Optimizing register usage in dot product

I'm developing a kernel function with several vector operations like scalar and vector products. The kernel uses a large amount of registers so that occupancy is very low. I'm trying to reduce the amount of used registers to improve occupancy.

Consider for example the following __device__ function performing a scalar product between two float3:

__device__ float dot(float3 in1, float3 in2) { return in1.x * in2.x + in1.y * in2.y + in1.z * in2.z; }

If I generate the .ptx file using

nvcc -ptx -gencode arch=compute_52,code=sm_52 -rdc=true simpleDot2.cu

(the file simpleDot2.cu contains only the definition of the __device__ function), I essentially obtain

    // .globl   _Z3dot6float3S_
.visible .func  (.param .b32 func_retval0) _Z3dot6float3S_(
    .param .align 4 .b8 _Z3dot6float3S__param_0[12],
    .param .align 4 .b8 _Z3dot6float3S__param_1[12]
)
{
    .reg .f32   %f<10>;


    ld.param.f32    %f1, [_Z3dot6float3S__param_0+8];
    ld.param.f32    %f2, [_Z3dot6float3S__param_0];
    ld.param.f32    %f3, [_Z3dot6float3S__param_0+4];
    ld.param.f32    %f4, [_Z3dot6float3S__param_1+8];
    ld.param.f32    %f5, [_Z3dot6float3S__param_1];
    ld.param.f32    %f6, [_Z3dot6float3S__param_1+4];
    mul.f32     %f7, %f3, %f6;
    fma.rn.f32  %f8, %f2, %f5, %f7;
    fma.rn.f32  %f9, %f1, %f4, %f8;
    st.param.f32    [func_retval0+0], %f9;
    ret;
}

From the .ptx code, it seems that a number of 9 registers are used, which perhaps can be lowered. I understand that the .ptx code is not the ultimate code executed by a GPU.

Question

Is there any chance to rearrange the register usage in the .ptx code, for example recycling registers f1-f6, so to reduce the overall number of occupied registers?

Thank you very much for any help.

Solution

TL;DR To first order, no.

PTX is both a virtual ISA and a compiler intermediate representation. The registers used in PTX code are virtual registers and there is no fixed relation to the physical registers of the GPU. The PTX code generated by the CUDA toolchain follows the SSA (static single assignment) convention. This means that every virtual register is written to exactly once. Stated differently: When an instruction produces a result it is assigned to a new register. This means that longer kernels may use thousands of registers.

In the CUDA toolchain, PTX code is compiled to machine code (SASS) by the ptxas component. So despite the name, this is not an assembler, but an optimizing compiler that can do loop unrolling, CSE (common subexpression elimination), and so on. Most importantly, ptxas is responsible for register allocation and instruction scheduling, plus all optimizations specific to a particular GPU architecture.

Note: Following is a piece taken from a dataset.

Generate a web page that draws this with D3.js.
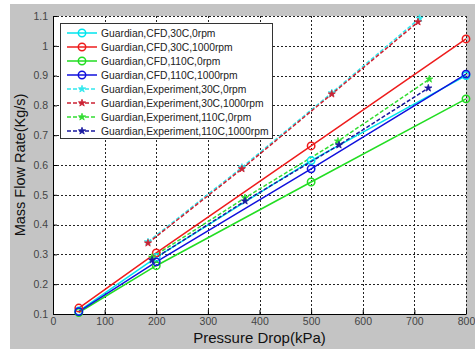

As a consequence, any examination of register usage issues needs to be focused on the machine code, which can be extracted with cuobjdump --dump-sass. Furthermore, the programmer has very limited influence on the number of registers used, because ptxas uses numerous heuristics when determining register allocation, in particular to trade off register usage with performance: scheduling loads early tends to increases register pressure by extension of the life range, so does the creation of temporary variable during CSE or the creation of induction variable for strength reduction in loops.

Modern versions of CUDA that target compute capability of 3.0 and higher usually make excellent choices when determining these trade-offs, and it is rarely necessary for programmers to consider register pressure. It is not clear what motivates asker's question in this regard.

The documented mechanisms in CUDA to control maximum register usage are the -maxrregcount command-line flag of nvcc, which applies to an entire compilation unit, and the __launch_bounds__ attribute that allows control on a per-kernel basis. See the CUDA documentation for details. Beyond that, one can try to influence register usage by choosing the pxtas optimization level with -Xptxas -O{1|2|3} (default is -O3), or by re-arranging source code, or by use of compiler flags that tend to simplify the generated code, such as -use_fast_math.

Of course such indirect methods could have numerous other effects that are generally unpredictable, and any desirable result achieved will be "brittle", e.g. easily destroyed by changing to a new version of the toolchain.